> [Recorded information]
— start —

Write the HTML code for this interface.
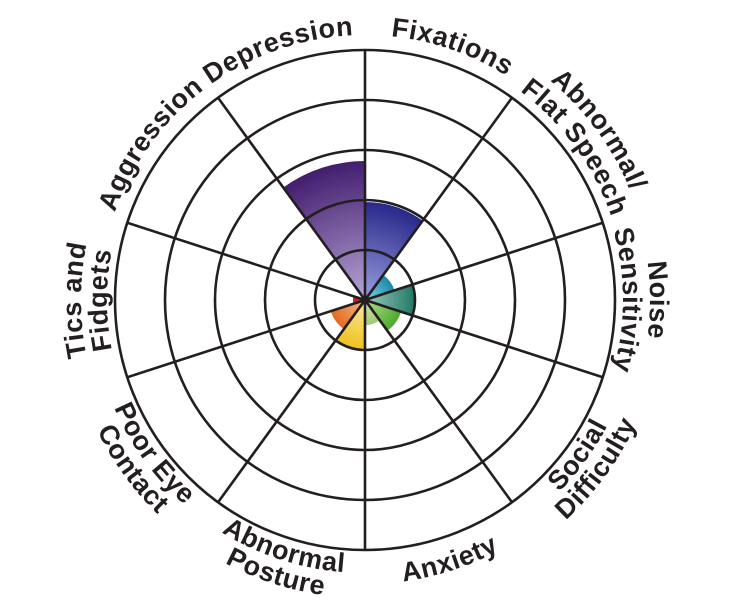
<!DOCTYPE html>
<html><head><meta charset="utf-8">
<style>
html,body{margin:0;padding:0;background:#fff;width:732px;height:600px;overflow:hidden}
svg{display:block}
text{font-family:"Liberation Sans",sans-serif;font-weight:bold;font-size:27px;letter-spacing:0.6px;fill:#231f20}
</style></head>
<body>
<svg id="s" width="732" height="600" viewBox="0 0 732 600" xmlns="http://www.w3.org/2000/svg">
<defs>
<radialGradient id="gP" cx="365" cy="300" r="140" gradientUnits="userSpaceOnUse"><stop offset="0" stop-color="#b7a6d6"/><stop offset="1" stop-color="#421c6e"/></radialGradient>
<radialGradient id="gB" cx="365" cy="300" r="100" gradientUnits="userSpaceOnUse"><stop offset="0" stop-color="#9aa0e0"/><stop offset="1" stop-color="#262688"/></radialGradient>
<radialGradient id="gT" cx="365" cy="300" r="32" gradientUnits="userSpaceOnUse"><stop offset="0" stop-color="#8cd4e8"/><stop offset="1" stop-color="#1487a6"/></radialGradient>
<radialGradient id="gN" cx="365" cy="300" r="50" gradientUnits="userSpaceOnUse"><stop offset="0" stop-color="#9cccc0"/><stop offset="1" stop-color="#237865"/></radialGradient>
<radialGradient id="gG" cx="365" cy="300" r="38" gradientUnits="userSpaceOnUse"><stop offset="0" stop-color="#b4dc90"/><stop offset="1" stop-color="#4cab2c"/></radialGradient>
<radialGradient id="gL" cx="365" cy="300" r="26" gradientUnits="userSpaceOnUse"><stop offset="0" stop-color="#d2e8b8"/><stop offset="1" stop-color="#9cc870"/></radialGradient>
<radialGradient id="gY" cx="365" cy="300" r="50" gradientUnits="userSpaceOnUse"><stop offset="0" stop-color="#fae8a0"/><stop offset="1" stop-color="#efc21c"/></radialGradient>
<radialGradient id="gO" cx="365" cy="300" r="36" gradientUnits="userSpaceOnUse"><stop offset="0" stop-color="#f8b890"/><stop offset="1" stop-color="#e46a1c"/></radialGradient>
</defs>
<g id="slices"></g>
<g id="grid" fill="none" stroke="#231f20" stroke-width="2.6"></g>
<g id="labels"></g>
</svg>
<script>
var cx=365,cy=300,NS="http://www.w3.org/2000/svg";
function P(r,a){a=a*Math.PI/180;return [(cx+r*Math.sin(a)).toFixed(2),(cy-r*Math.cos(a)).toFixed(2)];}
function el(t,at,par){var e=document.createElementNS(NS,t);for(var k in at)e.setAttribute(k,at[k]);par.appendChild(e);return e;}
var sl=document.getElementById('slices'),gr=document.getElementById('grid'),lb=document.getElementById('labels');
var data=[[0,98,'url(#gB)'],[36,31,'url(#gT)'],[72,49,'url(#gN)'],[108,38,'url(#gG)'],[144,25,'url(#gL)'],[180,50,'url(#gY)'],[216,36,'url(#gO)'],[252,12,'#c42026'],[324,139,'url(#gP)']];
data.forEach(function(d){var a=P(d[1],d[0]),b=P(d[1],d[0]+36);
el('path',{d:'M'+cx+' '+cy+'L'+a[0]+' '+a[1]+'A'+d[1]+' '+d[1]+' 0 0 1 '+b[0]+' '+b[1]+'Z',fill:d[2]},sl);});
[50,100,150,200,250].forEach(function(r){el('circle',{cx:cx,cy:cy,r:r},gr);});
for(var i=0;i<5;i++){var a=P(250,i*36),b=P(250,i*36+180);el('line',{x1:a[0],y1:a[1],x2:b[0],y2:b[1]},gr);}
el('circle',{cx:cx,cy:cy,r:4,fill:'#231f20',stroke:'none'},gr);
var n=0;
function lab(txt,ang,r,ccw){var id='p'+(n++),a,b,d;
if(!ccw){a=P(r,ang-80);b=P(r,ang+80);d='M'+a[0]+' '+a[1]+'A'+r+' '+r+' 0 0 1 '+b[0]+' '+b[1];}
else{a=P(r,ang+80);b=P(r,ang-80);d='M'+a[0]+' '+a[1]+'A'+r+' '+r+' 0 0 0 '+b[0]+' '+b[1];}
el('path',{id:id,d:d,fill:'none'},lb);
var t=el('text',{'text-anchor':'middle'},lb);var tp=el('textPath',{href:'#'+id,startOffset:'50%'},t);
tp.setAttributeNS('http://www.w3.org/1999/xlink','xlink:href','#'+id);tp.textContent=txt;}
lab('Fixations',19,265);
lab('Abnormal/',54,287);lab('Flat Speech',54,260);
lab('Noise',90,285);lab('Sensitivity',90,258);
lab('Social',126,273,1);lab('Difficulty',126,298,1);
lab('Anxiety',162,284,1);
lab('Abnormal',198,273,1);lab('Posture',198,298,1);
lab('Poor Eye',234,273,1);lab('Contact',234,298,1);
lab('Tics and',270,284);lab('Fidgets',270,258);
lab('Aggression',306,265);
lab('Depression',341,265);
</script>
</body></html>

— end —

> [Your objective] Exclude the images, then output the data above word for word.

> [Response]
Write the HTML code for this interface.
<!DOCTYPE html>
<html><head><meta charset="utf-8">
<style>
html,body{margin:0;padding:0;background:#fff;width:732px;height:600px;overflow:hidden}
svg{display:block}
text{font-family:"Liberation Sans",sans-serif;font-weight:bold;font-size:27px;letter-spacing:0.6px;fill:#231f20}
</style></head>
<body>
<svg id="s" width="732" height="600" viewBox="0 0 732 600" xmlns="http://www.w3.org/2000/svg">
<defs>
<radialGradient id="gP" cx="365" cy="300" r="140" gradientUnits="userSpaceOnUse"><stop offset="0" stop-color="#b7a6d6"/><stop offset="1" stop-color="#421c6e"/></radialGradient>
<radialGradient id="gB" cx="365" cy="300" r="100" gradientUnits="userSpaceOnUse"><stop offset="0" stop-color="#9aa0e0"/><stop offset="1" stop-color="#262688"/></radialGradient>
<radialGradient id="gT" cx="365" cy="300" r="32" gradientUnits="userSpaceOnUse"><stop offset="0" stop-color="#8cd4e8"/><stop offset="1" stop-color="#1487a6"/></radialGradient>
<radialGradient id="gN" cx="365" cy="300" r="50" gradientUnits="userSpaceOnUse"><stop offset="0" stop-color="#9cccc0"/><stop offset="1" stop-color="#237865"/></radialGradient>
<radialGradient id="gG" cx="365" cy="300" r="38" gradientUnits="userSpaceOnUse"><stop offset="0" stop-color="#b4dc90"/><stop offset="1" stop-color="#4cab2c"/></radialGradient>
<radialGradient id="gL" cx="365" cy="300" r="26" gradientUnits="userSpaceOnUse"><stop offset="0" stop-color="#d2e8b8"/><stop offset="1" stop-color="#9cc870"/></radialGradient>
<radialGradient id="gY" cx="365" cy="300" r="50" gradientUnits="userSpaceOnUse"><stop offset="0" stop-color="#fae8a0"/><stop offset="1" stop-color="#efc21c"/></radialGradient>
<radialGradient id="gO" cx="365" cy="300" r="36" gradientUnits="userSpaceOnUse"><stop offset="0" stop-color="#f8b890"/><stop offset="1" stop-color="#e46a1c"/></radialGradient>
</defs>
<g id="slices"></g>
<g id="grid" fill="none" stroke="#231f20" stroke-width="2.6"></g>
<g id="labels"></g>
</svg>
<script>
var cx=365,cy=300,NS="http://www.w3.org/2000/svg";
function P(r,a){a=a*Math.PI/180;return [(cx+r*Math.sin(a)).toFixed(2),(cy-r*Math.cos(a)).toFixed(2)];}
function el(t,at,par){var e=document.createElementNS(NS,t);for(var k in at)e.setAttribute(k,at[k]);par.appendChild(e);return e;}
var sl=document.getElementById('slices'),gr=document.getElementById('grid'),lb=document.getElementById('labels');
var data=[[0,98,'url(#gB)'],[36,31,'url(#gT)'],[72,49,'url(#gN)'],[108,38,'url(#gG)'],[144,25,'url(#gL)'],[180,50,'url(#gY)'],[216,36,'url(#gO)'],[252,12,'#c42026'],[324,139,'url(#gP)']];
data.forEach(function(d){var a=P(d[1],d[0]),b=P(d[1],d[0]+36);
el('path',{d:'M'+cx+' '+cy+'L'+a[0]+' '+a[1]+'A'+d[1]+' '+d[1]+' 0 0 1 '+b[0]+' '+b[1]+'Z',fill:d[2]},sl);});
[50,100,150,200,250].forEach(function(r){el('circle',{cx:cx,cy:cy,r:r},gr);});
for(var i=0;i<5;i++){var a=P(250,i*36),b=P(250,i*36+180);el('line',{x1:a[0],y1:a[1],x2:b[0],y2:b[1]},gr);}
el('circle',{cx:cx,cy:cy,r:4,fill:'#231f20',stroke:'none'},gr);
var n=0;
function lab(txt,ang,r,ccw){var id='p'+(n++),a,b,d;
if(!ccw){a=P(r,ang-80);b=P(r,ang+80);d='M'+a[0]+' '+a[1]+'A'+r+' '+r+' 0 0 1 '+b[0]+' '+b[1];}
else{a=P(r,ang+80);b=P(r,ang-80);d='M'+a[0]+' '+a[1]+'A'+r+' '+r+' 0 0 0 '+b[0]+' '+b[1];}
el('path',{id:id,d:d,fill:'none'},lb);
var t=el('text',{'text-anchor':'middle'},lb);var tp=el('textPath',{href:'#'+id,startOffset:'50%'},t);
tp.setAttributeNS('http://www.w3.org/1999/xlink','xlink:href','#'+id);tp.textContent=txt;}
lab('Fixations',19,265);
lab('Abnormal/',54,287);lab('Flat Speech',54,260);
lab('Noise',90,285);lab('Sensitivity',90,258);
lab('Social',126,273,1);lab('Difficulty',126,298,1);
lab('Anxiety',162,284,1);
lab('Abnormal',198,273,1);lab('Posture',198,298,1);
lab('Poor Eye',234,273,1);lab('Contact',234,298,1);
lab('Tics and',270,284);lab('Fidgets',270,258);
lab('Aggression',306,265);
lab('Depression',341,265);
</script>
</body></html>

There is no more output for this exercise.